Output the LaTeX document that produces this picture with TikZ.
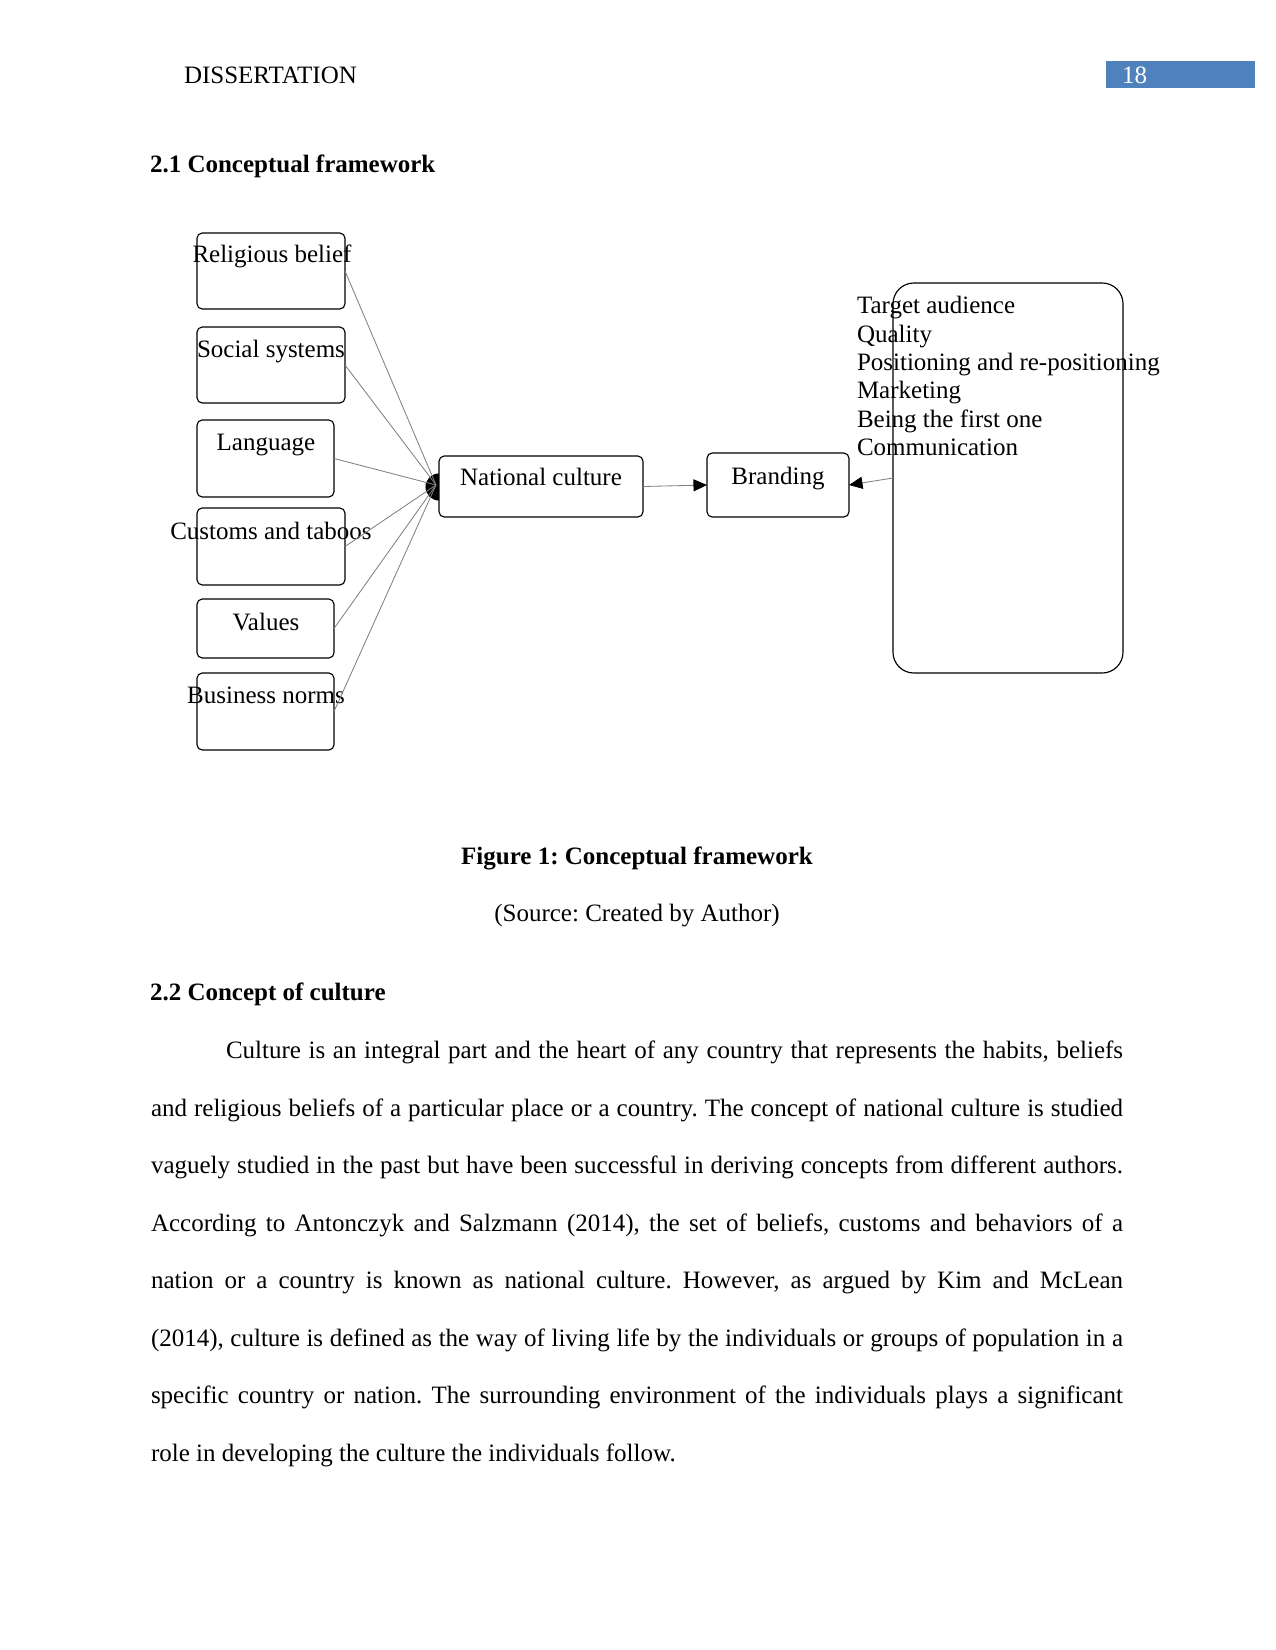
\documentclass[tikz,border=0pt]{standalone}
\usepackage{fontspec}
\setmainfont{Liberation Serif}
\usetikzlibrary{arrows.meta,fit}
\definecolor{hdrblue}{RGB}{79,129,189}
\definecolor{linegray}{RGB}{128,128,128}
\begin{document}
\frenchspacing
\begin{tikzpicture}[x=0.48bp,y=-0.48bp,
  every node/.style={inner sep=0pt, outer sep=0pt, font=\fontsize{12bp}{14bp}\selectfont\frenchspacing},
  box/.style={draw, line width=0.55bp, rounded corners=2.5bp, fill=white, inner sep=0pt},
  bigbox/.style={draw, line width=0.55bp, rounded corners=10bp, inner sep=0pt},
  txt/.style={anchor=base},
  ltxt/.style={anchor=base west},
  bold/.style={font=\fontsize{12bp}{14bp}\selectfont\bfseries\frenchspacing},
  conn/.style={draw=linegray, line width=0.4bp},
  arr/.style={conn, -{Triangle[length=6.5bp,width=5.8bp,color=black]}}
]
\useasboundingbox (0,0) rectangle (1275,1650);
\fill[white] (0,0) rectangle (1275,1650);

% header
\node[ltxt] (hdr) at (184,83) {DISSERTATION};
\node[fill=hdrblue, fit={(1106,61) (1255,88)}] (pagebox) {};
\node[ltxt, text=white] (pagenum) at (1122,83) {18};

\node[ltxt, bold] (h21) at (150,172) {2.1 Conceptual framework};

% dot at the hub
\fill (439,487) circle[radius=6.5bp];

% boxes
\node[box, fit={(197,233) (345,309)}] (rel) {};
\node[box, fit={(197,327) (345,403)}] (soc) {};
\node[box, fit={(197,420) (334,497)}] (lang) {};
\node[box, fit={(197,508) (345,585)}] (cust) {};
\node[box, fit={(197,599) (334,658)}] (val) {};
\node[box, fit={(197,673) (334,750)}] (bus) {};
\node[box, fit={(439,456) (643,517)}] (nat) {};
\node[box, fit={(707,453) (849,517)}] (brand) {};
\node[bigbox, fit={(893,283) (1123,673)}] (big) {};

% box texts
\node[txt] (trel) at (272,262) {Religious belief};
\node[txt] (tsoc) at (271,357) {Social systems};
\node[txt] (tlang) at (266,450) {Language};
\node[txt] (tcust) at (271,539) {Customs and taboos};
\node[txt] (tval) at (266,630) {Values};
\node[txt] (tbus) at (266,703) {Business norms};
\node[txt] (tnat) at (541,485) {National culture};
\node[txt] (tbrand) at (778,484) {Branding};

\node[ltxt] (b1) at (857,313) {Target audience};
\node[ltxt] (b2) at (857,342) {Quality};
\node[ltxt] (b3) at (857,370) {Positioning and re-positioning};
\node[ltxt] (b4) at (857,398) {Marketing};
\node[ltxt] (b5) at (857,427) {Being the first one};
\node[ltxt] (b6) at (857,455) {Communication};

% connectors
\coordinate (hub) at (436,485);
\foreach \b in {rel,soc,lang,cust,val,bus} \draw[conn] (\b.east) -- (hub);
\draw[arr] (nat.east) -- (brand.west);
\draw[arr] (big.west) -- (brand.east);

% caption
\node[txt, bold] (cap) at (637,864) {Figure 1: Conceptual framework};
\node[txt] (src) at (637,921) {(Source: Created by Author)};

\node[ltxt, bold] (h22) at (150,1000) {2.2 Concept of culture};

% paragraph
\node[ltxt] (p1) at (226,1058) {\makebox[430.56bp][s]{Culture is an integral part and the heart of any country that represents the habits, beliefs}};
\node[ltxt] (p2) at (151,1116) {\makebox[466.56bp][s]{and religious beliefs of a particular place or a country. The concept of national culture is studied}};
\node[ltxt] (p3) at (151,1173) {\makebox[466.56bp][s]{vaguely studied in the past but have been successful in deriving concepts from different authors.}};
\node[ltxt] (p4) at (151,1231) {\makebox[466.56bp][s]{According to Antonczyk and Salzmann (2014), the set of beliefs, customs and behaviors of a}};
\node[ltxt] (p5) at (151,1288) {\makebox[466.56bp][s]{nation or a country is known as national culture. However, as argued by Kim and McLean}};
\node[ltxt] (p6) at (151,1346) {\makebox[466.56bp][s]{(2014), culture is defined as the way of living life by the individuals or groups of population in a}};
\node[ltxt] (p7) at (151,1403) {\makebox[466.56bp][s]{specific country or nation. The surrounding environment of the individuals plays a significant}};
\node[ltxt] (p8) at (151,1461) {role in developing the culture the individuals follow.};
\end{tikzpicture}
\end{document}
++++++++++
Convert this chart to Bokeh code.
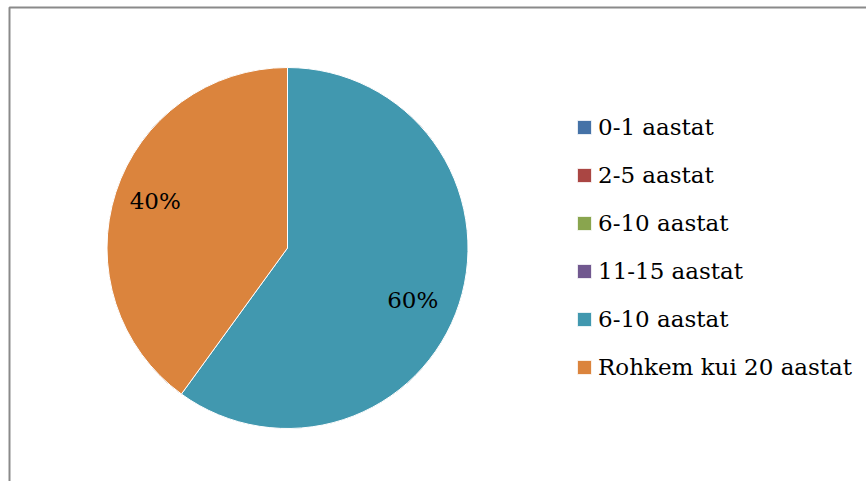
++++++++++
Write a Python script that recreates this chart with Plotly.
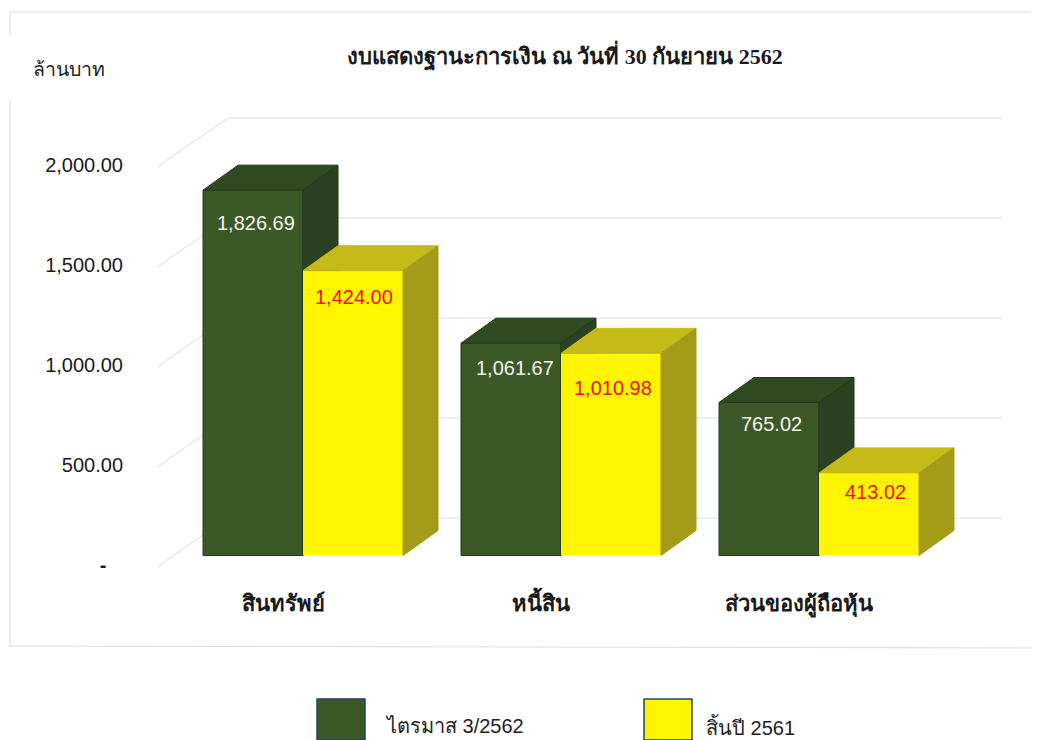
++++++++++
> [TASK PROMPT] Among the lines of the records above, count those holding the string "with", and report only the number.

> [SOLUTION TO THIS PROBLEM] 2